§ Task: Pick out the lines containing "that".

§ Records to use:
--------------------------------------------------

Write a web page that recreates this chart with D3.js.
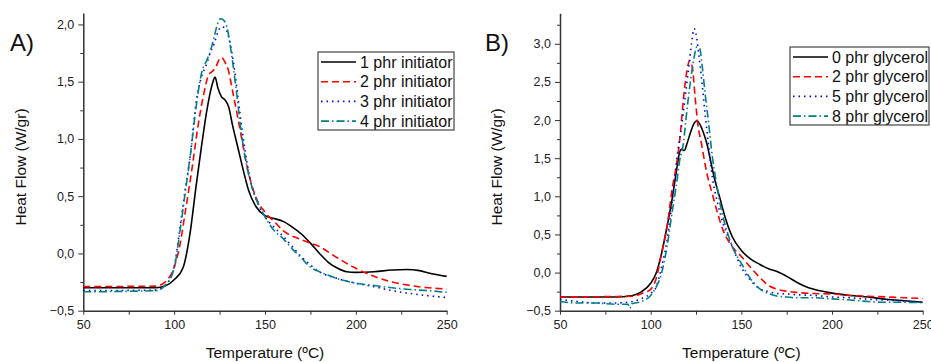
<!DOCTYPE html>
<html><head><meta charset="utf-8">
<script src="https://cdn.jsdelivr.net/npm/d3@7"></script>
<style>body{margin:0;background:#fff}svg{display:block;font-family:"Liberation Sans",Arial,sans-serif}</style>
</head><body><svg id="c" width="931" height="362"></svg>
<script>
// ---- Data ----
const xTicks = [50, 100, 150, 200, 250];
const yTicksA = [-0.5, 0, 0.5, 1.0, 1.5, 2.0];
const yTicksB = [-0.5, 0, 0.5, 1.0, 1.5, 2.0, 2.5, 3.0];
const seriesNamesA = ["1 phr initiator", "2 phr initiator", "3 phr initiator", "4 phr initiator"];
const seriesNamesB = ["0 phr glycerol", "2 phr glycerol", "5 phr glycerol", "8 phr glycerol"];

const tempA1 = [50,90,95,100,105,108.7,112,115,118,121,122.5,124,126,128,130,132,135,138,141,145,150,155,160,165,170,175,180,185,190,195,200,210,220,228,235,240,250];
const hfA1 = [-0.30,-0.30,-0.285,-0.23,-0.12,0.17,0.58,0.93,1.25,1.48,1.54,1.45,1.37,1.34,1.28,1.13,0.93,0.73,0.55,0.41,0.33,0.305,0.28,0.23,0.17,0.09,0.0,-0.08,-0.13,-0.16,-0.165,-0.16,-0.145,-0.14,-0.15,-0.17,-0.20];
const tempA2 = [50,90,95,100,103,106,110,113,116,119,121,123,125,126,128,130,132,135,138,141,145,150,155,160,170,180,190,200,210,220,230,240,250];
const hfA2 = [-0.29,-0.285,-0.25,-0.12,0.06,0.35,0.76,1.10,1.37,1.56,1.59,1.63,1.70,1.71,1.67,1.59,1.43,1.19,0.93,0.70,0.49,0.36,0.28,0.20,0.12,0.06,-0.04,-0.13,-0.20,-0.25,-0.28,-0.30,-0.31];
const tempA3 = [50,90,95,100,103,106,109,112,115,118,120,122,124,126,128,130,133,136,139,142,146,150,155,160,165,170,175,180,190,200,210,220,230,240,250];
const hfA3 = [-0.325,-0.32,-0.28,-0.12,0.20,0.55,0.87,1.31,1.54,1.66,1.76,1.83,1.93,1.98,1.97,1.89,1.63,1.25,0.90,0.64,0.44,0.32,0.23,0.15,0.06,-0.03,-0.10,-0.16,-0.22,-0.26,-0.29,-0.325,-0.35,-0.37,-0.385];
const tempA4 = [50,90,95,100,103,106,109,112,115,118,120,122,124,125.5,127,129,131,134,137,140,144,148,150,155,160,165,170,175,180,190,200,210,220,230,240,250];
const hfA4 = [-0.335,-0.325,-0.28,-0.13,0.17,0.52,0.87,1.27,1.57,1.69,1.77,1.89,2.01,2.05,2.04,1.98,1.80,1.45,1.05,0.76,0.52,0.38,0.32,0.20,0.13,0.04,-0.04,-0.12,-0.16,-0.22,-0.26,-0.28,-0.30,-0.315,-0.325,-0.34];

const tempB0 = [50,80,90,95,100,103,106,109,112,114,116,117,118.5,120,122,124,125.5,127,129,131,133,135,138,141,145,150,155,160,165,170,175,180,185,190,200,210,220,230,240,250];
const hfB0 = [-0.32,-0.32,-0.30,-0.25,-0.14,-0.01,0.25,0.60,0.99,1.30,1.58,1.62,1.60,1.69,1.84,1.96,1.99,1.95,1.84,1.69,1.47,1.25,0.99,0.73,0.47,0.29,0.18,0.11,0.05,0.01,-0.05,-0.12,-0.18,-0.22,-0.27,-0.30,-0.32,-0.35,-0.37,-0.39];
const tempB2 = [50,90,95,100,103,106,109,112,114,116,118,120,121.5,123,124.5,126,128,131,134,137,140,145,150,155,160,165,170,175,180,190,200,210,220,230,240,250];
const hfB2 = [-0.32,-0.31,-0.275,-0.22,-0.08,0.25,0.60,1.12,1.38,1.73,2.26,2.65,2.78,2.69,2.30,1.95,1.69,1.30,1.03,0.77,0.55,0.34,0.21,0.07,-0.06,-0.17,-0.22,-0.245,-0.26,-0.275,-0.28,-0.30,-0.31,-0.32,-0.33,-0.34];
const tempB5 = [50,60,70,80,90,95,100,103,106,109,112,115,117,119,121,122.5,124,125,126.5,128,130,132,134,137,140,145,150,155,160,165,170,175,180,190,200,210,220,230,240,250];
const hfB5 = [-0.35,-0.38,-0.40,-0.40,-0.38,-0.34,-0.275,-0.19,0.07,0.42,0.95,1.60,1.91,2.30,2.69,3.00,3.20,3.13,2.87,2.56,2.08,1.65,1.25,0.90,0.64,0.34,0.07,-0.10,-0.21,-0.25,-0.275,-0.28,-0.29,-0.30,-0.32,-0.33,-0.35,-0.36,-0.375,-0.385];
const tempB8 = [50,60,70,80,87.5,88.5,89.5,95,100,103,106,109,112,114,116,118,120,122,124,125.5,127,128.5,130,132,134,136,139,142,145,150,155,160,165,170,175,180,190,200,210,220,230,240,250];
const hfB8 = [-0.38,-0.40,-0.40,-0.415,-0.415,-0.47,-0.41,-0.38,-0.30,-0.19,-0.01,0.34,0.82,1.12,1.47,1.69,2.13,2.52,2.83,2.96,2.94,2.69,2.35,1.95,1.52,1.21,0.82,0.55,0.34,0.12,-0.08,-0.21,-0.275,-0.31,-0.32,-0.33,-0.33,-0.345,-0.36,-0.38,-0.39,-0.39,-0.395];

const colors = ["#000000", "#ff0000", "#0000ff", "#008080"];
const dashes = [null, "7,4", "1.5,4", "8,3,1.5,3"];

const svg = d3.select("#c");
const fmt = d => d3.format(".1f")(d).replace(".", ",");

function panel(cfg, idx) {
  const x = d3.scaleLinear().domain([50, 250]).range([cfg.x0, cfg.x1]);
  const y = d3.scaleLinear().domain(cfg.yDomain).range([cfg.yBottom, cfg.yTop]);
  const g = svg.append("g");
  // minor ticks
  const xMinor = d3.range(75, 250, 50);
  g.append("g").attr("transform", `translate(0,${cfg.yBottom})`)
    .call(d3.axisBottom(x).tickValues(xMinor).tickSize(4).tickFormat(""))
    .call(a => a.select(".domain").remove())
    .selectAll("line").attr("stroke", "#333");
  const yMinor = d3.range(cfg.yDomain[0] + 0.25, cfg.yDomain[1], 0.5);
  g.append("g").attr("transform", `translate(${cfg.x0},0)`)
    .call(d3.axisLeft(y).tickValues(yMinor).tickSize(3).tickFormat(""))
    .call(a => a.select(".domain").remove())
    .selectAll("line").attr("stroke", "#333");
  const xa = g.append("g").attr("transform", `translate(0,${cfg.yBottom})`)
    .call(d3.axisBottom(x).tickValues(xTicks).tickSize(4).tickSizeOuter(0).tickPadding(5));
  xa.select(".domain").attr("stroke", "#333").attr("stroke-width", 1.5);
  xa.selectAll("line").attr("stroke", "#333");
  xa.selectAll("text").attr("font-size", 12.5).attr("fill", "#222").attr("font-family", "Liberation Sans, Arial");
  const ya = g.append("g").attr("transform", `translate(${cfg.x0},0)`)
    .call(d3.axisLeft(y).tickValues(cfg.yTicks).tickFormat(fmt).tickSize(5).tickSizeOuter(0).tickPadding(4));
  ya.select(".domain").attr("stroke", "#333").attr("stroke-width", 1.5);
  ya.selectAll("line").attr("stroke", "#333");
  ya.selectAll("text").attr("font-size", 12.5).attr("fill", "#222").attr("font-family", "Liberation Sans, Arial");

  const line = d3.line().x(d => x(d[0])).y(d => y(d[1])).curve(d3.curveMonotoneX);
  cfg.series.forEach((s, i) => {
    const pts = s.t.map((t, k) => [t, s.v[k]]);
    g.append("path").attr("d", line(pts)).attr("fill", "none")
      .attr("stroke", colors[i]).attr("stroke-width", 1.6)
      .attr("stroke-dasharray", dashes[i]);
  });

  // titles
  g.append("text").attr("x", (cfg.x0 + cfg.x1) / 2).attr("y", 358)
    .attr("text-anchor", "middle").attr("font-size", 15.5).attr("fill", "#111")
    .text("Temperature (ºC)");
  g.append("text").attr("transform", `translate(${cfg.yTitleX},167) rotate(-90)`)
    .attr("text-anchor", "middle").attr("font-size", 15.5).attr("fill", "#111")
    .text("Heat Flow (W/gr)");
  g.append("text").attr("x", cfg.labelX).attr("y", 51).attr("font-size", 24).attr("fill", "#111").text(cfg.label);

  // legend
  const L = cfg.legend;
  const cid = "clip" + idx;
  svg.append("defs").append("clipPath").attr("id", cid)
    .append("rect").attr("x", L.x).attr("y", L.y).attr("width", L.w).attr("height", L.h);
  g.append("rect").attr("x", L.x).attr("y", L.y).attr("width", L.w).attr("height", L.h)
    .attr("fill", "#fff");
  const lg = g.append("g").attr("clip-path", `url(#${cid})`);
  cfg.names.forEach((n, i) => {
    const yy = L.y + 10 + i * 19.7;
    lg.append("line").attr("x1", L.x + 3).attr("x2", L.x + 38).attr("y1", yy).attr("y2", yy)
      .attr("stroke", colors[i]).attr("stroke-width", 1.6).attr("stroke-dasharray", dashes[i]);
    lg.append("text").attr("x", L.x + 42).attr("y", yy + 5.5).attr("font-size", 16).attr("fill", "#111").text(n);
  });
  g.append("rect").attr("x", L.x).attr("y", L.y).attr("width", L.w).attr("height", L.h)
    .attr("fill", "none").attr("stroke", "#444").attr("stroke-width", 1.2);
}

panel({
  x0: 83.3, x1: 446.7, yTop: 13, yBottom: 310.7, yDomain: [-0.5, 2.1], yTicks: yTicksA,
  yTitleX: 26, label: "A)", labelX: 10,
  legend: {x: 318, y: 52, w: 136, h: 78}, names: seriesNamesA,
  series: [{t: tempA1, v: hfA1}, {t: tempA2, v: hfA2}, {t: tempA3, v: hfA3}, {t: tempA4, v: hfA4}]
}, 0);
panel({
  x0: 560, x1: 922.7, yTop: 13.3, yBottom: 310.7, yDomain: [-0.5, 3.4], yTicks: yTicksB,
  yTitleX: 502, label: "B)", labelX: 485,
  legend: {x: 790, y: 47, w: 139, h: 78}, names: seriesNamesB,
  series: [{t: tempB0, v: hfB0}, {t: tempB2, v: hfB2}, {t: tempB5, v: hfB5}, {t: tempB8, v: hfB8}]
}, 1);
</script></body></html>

--------------------------------------------------

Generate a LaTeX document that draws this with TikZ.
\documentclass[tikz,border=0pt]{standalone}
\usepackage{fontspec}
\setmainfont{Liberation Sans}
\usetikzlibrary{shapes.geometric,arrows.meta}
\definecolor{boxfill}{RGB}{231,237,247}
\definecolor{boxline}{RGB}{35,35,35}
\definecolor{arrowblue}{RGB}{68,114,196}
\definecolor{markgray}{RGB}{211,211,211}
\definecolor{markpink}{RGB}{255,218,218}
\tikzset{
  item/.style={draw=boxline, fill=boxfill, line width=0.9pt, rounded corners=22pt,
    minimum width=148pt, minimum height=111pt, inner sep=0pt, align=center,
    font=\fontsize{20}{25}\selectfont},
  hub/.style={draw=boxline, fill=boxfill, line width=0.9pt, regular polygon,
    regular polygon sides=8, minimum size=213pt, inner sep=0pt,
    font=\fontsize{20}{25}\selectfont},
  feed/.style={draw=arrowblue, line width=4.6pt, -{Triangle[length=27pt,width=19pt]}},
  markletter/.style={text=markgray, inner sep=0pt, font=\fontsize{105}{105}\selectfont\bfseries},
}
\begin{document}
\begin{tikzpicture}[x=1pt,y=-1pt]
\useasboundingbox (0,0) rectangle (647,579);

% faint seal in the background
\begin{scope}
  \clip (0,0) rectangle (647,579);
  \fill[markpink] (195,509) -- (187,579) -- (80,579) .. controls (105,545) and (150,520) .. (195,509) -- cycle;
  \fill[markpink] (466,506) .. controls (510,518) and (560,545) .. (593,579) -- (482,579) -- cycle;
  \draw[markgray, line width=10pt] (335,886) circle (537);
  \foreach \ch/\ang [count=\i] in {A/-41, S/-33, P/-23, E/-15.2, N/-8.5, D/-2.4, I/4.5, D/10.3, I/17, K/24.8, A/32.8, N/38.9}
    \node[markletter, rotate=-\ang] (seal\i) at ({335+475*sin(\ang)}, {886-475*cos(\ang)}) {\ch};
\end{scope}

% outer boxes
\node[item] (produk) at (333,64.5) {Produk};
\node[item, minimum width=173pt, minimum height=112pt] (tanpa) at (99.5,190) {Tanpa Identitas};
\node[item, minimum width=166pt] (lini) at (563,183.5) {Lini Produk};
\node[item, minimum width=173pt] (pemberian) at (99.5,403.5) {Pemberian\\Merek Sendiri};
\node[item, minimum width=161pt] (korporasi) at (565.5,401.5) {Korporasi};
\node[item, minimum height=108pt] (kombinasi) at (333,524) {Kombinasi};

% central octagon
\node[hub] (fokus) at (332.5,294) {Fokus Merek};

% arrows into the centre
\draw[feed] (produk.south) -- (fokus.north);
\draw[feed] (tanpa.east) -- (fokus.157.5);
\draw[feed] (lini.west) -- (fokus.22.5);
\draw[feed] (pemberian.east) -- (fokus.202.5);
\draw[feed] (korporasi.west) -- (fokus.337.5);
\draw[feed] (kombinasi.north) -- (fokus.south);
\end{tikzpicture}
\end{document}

--------------------------------------------------

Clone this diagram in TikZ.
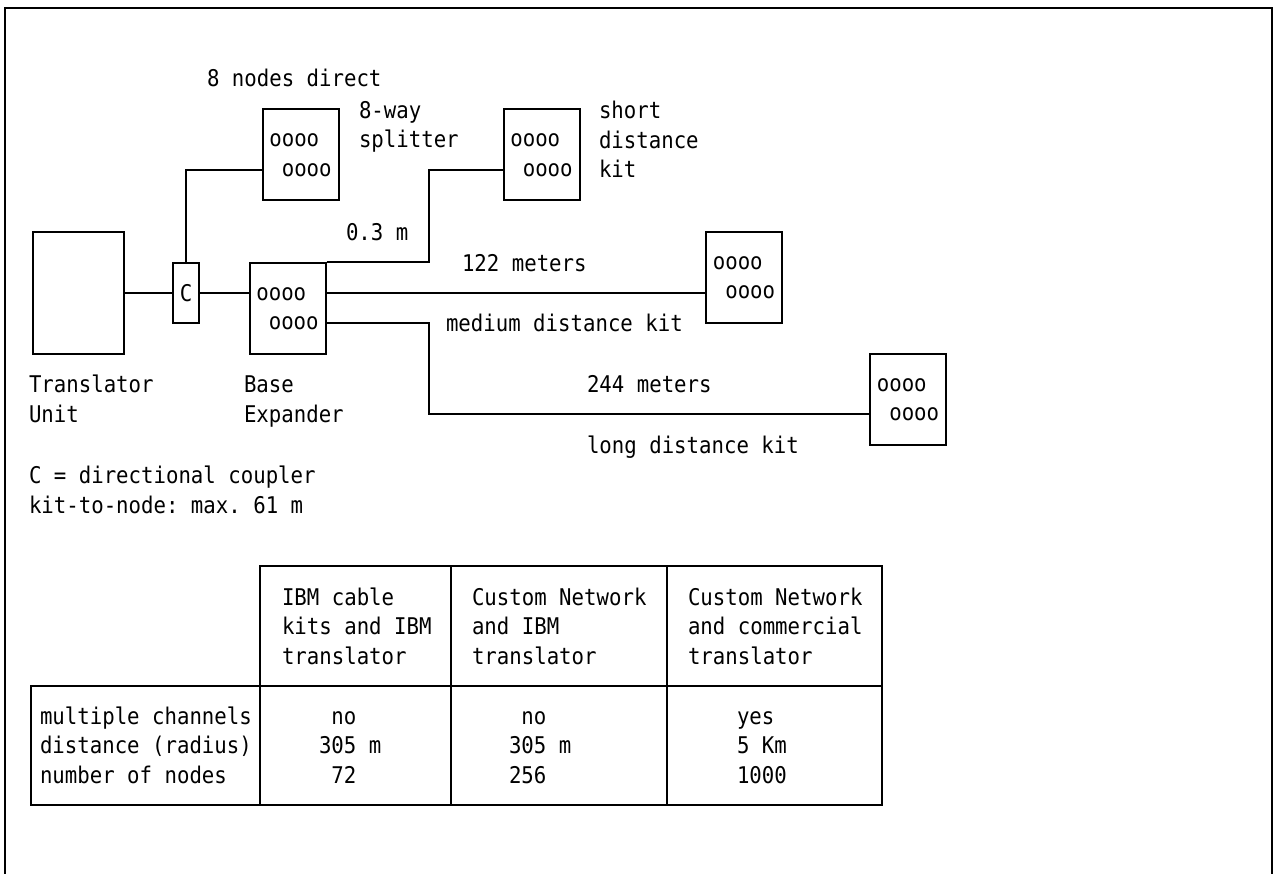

--------------------------------------------------

§ Final answer:
Write a web page that recreates this chart with D3.js.
Generate a LaTeX document that draws this with TikZ.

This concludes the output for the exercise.